* Exercise description *
Give again exactly the lines that run from the start of the records to the line holding "const colorbarTicks = [0.0, 0.2, 0.4, 0.6, 0.8, 1.0];", both ends counted. Do not include the pictures.

** START OF Data provided **

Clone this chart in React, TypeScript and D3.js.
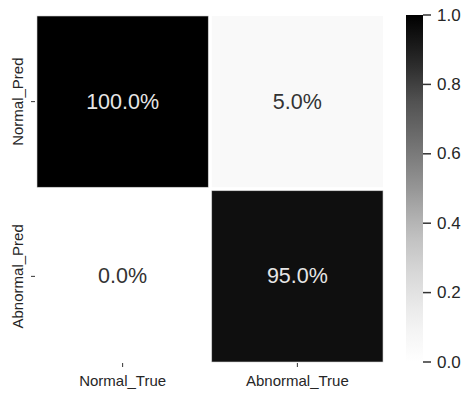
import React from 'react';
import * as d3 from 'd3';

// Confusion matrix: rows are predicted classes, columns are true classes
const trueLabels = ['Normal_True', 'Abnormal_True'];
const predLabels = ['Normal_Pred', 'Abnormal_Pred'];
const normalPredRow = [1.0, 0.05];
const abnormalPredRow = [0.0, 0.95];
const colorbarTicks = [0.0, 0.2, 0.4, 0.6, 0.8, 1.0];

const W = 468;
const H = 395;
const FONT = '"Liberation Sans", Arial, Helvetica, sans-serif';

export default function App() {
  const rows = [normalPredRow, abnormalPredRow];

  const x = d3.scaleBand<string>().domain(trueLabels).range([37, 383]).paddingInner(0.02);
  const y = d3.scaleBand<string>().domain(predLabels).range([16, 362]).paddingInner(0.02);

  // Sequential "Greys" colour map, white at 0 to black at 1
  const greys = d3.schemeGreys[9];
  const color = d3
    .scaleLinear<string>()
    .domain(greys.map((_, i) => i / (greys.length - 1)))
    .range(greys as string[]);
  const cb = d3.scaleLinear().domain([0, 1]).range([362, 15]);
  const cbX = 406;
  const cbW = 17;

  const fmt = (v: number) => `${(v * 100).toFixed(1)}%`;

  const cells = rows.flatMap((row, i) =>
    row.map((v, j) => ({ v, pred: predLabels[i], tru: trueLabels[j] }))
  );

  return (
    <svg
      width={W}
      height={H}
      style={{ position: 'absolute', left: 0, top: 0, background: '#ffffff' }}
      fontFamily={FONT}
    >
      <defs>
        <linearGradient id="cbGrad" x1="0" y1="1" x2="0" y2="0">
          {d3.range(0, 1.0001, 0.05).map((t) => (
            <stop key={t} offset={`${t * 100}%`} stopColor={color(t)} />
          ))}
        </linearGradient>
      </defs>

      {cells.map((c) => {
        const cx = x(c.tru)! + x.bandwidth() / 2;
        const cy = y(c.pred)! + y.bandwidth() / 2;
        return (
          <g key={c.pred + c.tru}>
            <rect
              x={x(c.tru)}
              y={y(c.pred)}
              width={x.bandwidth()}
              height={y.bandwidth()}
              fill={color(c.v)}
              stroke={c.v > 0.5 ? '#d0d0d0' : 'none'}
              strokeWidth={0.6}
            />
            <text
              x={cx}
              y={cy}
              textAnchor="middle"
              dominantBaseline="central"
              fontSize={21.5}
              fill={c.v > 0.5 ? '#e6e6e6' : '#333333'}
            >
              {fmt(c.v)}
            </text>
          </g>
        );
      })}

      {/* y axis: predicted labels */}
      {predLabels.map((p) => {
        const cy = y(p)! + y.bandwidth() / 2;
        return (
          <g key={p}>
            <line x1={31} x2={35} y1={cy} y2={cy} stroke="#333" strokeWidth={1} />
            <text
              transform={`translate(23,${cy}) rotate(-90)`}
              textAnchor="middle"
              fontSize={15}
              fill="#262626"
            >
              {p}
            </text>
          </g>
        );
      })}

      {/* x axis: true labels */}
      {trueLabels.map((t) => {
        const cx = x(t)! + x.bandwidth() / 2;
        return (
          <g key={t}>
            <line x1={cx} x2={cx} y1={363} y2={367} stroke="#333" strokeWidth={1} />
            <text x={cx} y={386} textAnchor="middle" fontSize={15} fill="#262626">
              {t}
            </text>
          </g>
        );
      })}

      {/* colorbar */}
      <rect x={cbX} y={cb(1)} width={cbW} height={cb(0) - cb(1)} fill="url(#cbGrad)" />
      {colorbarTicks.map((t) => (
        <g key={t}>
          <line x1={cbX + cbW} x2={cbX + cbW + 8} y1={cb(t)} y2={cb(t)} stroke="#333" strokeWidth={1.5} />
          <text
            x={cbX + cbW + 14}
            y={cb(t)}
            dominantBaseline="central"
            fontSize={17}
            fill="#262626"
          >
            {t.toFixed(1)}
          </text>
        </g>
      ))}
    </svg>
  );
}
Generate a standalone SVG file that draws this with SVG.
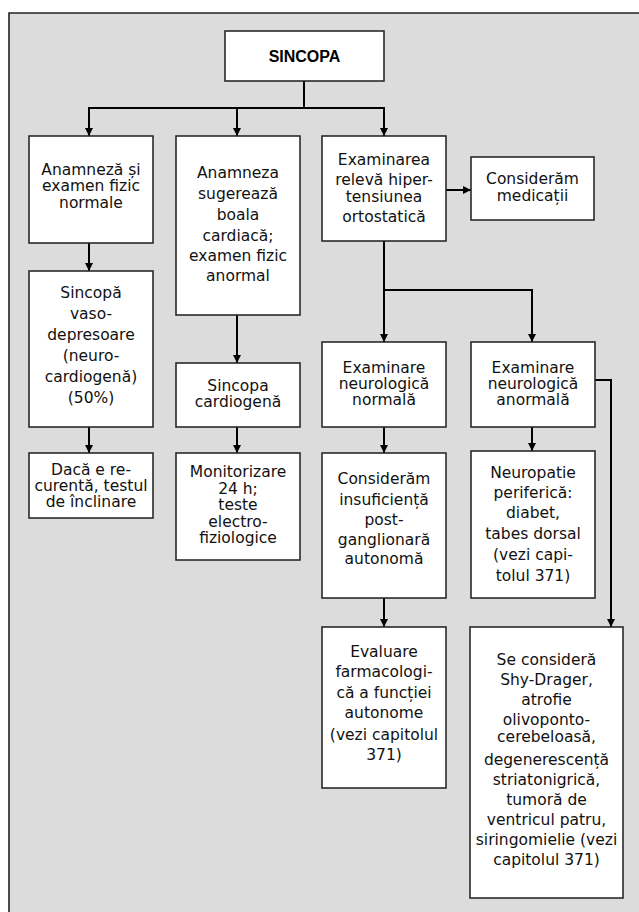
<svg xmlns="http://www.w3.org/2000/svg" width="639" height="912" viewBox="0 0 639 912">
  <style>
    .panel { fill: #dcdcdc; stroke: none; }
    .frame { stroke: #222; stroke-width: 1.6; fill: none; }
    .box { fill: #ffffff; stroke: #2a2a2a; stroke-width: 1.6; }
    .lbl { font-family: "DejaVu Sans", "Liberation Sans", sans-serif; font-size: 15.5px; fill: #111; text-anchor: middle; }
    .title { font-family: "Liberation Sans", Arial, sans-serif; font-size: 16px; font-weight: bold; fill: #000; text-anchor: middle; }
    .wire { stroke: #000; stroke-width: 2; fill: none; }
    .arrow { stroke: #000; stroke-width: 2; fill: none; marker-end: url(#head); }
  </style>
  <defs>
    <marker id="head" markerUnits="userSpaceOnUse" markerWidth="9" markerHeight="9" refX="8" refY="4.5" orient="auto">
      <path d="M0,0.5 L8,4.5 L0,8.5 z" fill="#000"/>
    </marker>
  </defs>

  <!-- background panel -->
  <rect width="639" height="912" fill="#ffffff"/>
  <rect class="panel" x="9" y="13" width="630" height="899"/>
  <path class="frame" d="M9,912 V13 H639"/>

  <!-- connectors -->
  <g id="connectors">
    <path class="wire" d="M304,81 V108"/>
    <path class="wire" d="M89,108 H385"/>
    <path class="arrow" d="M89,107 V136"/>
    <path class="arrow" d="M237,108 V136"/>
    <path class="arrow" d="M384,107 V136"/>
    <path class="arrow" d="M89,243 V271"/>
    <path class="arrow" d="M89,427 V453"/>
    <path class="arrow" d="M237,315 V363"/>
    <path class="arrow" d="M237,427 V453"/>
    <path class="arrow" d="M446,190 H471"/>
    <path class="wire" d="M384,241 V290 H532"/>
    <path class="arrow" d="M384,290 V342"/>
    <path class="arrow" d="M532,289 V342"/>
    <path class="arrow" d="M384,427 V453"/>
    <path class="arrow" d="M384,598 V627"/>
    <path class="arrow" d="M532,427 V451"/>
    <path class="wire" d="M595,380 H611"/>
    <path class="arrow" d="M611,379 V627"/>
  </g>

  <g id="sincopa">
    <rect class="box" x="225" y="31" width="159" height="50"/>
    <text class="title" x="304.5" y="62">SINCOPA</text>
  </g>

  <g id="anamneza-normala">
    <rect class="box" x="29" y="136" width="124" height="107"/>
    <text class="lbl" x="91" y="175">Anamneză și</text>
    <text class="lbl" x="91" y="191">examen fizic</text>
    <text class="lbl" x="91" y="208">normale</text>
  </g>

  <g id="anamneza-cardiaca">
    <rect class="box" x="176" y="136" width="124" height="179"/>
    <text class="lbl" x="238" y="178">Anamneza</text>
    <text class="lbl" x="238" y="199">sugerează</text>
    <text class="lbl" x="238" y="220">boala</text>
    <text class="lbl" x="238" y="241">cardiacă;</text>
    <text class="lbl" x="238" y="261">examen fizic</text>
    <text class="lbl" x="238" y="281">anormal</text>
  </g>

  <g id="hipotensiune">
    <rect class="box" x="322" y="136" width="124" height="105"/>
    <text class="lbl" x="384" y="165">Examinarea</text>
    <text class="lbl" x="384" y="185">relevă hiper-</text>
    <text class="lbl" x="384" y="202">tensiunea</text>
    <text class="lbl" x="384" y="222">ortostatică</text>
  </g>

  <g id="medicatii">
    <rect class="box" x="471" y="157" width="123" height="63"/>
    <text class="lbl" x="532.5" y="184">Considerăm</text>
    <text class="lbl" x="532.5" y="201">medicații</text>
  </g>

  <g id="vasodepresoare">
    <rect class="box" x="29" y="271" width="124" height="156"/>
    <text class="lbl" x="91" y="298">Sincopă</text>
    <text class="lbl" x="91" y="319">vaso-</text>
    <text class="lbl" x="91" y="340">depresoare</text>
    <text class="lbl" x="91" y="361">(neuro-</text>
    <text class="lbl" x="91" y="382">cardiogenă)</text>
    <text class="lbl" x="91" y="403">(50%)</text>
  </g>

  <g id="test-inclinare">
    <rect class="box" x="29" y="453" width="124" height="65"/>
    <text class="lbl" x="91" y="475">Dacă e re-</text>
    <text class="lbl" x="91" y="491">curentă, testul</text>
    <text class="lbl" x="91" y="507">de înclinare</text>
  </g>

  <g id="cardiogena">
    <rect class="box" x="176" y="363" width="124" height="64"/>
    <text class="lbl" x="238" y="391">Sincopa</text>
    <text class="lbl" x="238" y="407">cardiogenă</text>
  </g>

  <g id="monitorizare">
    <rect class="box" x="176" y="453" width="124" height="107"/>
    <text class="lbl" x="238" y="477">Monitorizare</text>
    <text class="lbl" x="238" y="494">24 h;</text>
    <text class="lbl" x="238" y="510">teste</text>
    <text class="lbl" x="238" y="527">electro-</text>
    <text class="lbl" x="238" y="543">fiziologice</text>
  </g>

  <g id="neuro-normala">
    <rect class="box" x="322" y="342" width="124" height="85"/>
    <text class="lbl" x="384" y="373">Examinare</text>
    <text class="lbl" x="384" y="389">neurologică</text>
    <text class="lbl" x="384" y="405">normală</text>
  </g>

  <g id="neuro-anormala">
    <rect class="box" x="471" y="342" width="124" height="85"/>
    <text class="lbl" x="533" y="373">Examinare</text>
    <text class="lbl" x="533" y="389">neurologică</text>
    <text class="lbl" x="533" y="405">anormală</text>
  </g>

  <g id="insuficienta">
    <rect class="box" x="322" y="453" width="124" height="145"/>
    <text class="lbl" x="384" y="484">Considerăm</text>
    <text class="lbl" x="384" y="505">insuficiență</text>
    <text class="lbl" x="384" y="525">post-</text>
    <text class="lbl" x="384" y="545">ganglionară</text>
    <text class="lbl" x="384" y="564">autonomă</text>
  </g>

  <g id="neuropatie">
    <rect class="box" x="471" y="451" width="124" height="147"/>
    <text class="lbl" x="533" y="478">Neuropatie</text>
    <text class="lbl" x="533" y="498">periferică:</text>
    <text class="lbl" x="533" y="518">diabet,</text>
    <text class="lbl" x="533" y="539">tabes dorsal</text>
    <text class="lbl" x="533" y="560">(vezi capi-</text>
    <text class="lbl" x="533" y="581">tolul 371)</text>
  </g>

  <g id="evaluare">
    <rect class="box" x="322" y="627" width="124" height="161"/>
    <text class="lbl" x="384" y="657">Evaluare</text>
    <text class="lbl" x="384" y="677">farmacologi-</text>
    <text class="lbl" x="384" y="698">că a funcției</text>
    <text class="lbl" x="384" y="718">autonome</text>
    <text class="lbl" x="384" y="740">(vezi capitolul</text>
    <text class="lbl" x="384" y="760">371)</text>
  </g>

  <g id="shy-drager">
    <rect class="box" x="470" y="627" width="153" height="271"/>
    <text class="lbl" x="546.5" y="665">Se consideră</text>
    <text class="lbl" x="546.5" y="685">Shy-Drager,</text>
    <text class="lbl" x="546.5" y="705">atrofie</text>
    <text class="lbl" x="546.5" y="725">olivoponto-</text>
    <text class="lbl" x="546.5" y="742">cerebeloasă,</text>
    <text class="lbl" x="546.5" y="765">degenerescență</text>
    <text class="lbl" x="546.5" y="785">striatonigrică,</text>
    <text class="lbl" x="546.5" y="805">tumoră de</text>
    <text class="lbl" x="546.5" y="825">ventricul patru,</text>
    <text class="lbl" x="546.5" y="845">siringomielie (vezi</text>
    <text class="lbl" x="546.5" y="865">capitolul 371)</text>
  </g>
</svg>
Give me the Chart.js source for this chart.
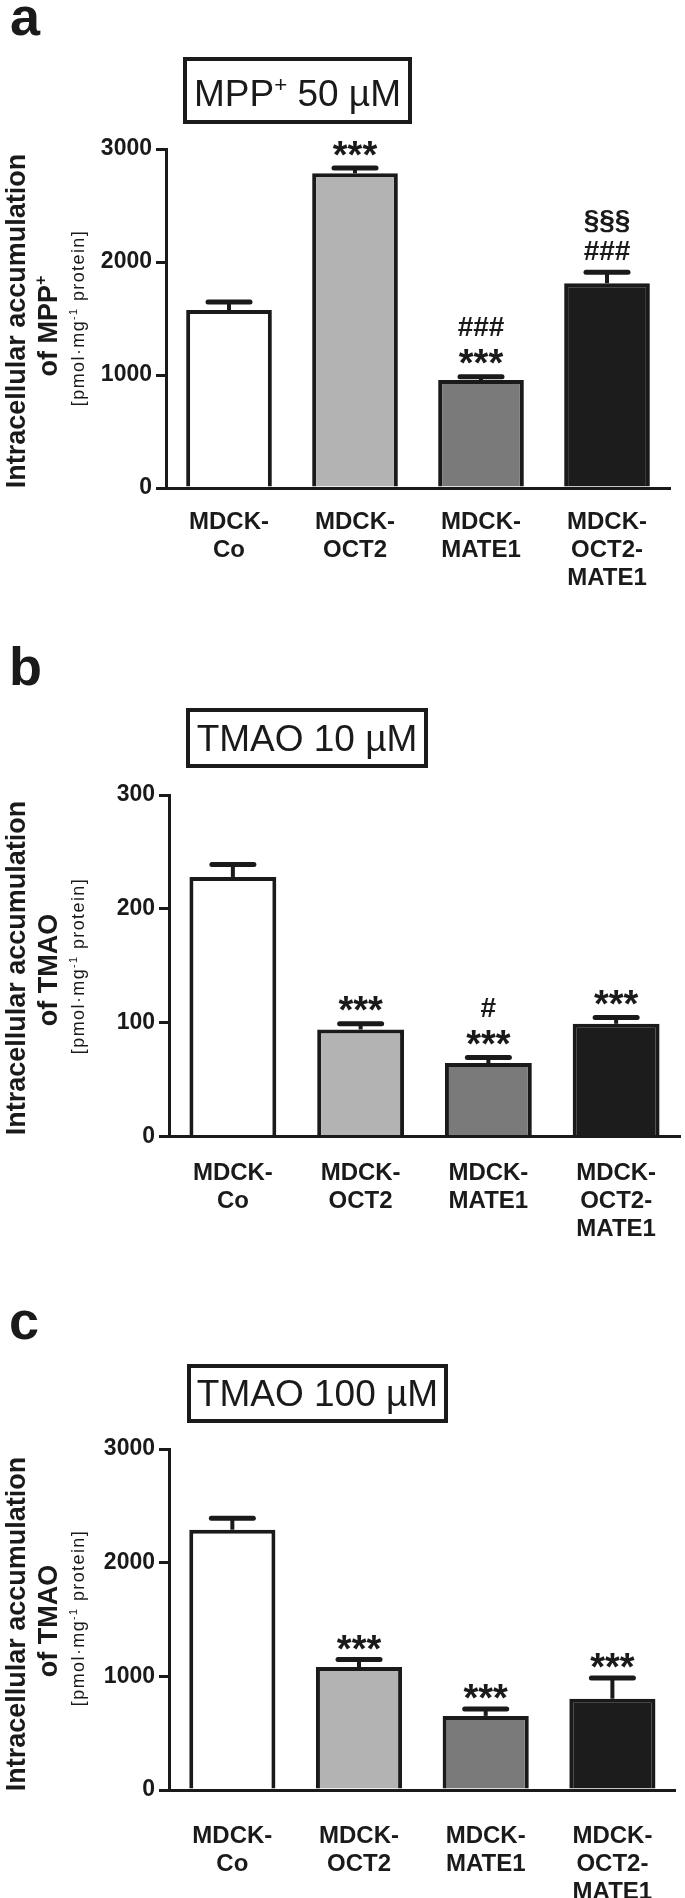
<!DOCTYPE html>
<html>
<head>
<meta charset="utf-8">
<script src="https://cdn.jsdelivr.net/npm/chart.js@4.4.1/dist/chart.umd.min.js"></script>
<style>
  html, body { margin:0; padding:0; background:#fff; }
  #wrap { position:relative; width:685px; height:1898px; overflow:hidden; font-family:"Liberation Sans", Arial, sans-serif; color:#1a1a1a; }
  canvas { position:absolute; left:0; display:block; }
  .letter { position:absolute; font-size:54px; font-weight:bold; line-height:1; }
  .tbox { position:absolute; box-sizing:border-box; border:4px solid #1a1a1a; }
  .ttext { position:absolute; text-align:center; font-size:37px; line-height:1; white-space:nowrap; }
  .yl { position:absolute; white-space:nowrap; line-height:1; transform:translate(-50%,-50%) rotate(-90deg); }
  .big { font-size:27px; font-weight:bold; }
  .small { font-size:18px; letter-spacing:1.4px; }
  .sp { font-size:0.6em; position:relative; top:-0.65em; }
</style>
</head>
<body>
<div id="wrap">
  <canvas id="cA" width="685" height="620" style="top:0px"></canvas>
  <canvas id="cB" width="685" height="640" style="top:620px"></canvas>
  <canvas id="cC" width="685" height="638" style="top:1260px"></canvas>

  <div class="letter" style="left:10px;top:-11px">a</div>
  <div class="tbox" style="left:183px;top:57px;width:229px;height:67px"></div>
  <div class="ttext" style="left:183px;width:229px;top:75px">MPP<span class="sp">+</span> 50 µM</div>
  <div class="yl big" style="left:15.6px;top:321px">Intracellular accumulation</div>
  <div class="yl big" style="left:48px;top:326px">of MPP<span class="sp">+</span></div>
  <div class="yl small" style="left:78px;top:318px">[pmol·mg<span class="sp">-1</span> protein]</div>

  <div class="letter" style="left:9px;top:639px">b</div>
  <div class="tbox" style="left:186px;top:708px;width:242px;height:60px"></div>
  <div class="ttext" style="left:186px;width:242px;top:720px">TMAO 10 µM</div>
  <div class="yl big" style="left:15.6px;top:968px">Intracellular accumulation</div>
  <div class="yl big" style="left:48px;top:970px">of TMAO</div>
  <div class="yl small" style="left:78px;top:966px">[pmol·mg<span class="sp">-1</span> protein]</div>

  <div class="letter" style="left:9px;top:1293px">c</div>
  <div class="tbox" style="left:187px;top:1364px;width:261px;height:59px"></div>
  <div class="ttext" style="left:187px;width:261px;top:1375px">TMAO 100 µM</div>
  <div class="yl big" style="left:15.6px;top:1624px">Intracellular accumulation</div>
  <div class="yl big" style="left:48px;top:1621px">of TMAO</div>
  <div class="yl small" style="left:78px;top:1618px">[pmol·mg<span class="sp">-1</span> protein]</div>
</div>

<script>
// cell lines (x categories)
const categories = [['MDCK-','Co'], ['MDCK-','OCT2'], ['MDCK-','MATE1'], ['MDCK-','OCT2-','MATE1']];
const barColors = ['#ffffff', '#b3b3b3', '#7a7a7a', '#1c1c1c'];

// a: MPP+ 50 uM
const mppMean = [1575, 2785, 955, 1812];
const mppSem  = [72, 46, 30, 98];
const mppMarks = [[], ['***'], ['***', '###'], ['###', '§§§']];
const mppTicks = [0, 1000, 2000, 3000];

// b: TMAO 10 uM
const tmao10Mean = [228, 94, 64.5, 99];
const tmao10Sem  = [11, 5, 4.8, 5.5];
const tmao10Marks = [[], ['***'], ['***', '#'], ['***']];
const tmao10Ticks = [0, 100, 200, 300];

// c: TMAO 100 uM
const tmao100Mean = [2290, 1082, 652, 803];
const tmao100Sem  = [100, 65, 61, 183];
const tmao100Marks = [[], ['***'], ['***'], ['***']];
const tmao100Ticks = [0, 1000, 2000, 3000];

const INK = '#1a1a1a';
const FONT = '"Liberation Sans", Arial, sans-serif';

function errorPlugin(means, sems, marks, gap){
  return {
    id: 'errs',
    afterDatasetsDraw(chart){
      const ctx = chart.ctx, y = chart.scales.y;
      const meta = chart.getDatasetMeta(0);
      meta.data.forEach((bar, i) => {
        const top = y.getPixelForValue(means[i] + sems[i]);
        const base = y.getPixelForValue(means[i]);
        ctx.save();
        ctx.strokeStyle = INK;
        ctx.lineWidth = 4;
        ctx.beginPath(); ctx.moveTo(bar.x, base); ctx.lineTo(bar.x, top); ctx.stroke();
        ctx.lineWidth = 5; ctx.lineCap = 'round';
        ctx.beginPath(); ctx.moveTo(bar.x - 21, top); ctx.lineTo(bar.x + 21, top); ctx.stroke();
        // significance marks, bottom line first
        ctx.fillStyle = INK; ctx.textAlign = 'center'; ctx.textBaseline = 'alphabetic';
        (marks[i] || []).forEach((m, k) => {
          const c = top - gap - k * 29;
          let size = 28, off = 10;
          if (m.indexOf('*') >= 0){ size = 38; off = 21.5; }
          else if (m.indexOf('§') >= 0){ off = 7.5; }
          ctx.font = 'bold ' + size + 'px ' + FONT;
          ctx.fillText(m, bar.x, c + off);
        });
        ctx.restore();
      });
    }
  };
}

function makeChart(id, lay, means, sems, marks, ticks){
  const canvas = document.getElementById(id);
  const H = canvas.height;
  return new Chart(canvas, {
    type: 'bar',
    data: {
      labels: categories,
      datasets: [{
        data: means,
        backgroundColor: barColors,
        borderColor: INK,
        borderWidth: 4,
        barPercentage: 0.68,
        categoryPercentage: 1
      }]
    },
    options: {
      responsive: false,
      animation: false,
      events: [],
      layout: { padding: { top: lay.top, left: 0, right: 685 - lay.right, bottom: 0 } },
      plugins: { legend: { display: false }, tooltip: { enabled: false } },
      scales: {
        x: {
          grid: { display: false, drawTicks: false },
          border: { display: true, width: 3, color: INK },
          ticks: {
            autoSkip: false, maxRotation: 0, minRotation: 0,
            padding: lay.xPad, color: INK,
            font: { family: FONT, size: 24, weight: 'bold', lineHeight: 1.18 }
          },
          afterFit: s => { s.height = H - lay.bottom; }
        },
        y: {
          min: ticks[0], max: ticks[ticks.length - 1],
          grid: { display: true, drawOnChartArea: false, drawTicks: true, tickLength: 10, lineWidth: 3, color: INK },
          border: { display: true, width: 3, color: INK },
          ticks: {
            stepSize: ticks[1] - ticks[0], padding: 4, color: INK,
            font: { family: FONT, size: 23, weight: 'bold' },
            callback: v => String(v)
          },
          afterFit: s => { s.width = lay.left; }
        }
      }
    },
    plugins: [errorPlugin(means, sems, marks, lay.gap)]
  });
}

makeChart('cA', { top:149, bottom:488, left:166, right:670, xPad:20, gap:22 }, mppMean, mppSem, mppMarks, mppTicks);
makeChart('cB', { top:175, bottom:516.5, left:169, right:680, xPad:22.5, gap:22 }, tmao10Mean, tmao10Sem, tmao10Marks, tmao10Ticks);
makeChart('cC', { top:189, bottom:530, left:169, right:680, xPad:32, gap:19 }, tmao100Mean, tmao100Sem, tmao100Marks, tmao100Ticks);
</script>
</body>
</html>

** END OF Data provided **

* Response *
Clone this chart in React, TypeScript and D3.js.
import React from 'react';
import * as d3 from 'd3';

// Confusion matrix: rows are predicted classes, columns are true classes
const trueLabels = ['Normal_True', 'Abnormal_True'];
const predLabels = ['Normal_Pred', 'Abnormal_Pred'];
const normalPredRow = [1.0, 0.05];
const abnormalPredRow = [0.0, 0.95];
const colorbarTicks = [0.0, 0.2, 0.4, 0.6, 0.8, 1.0];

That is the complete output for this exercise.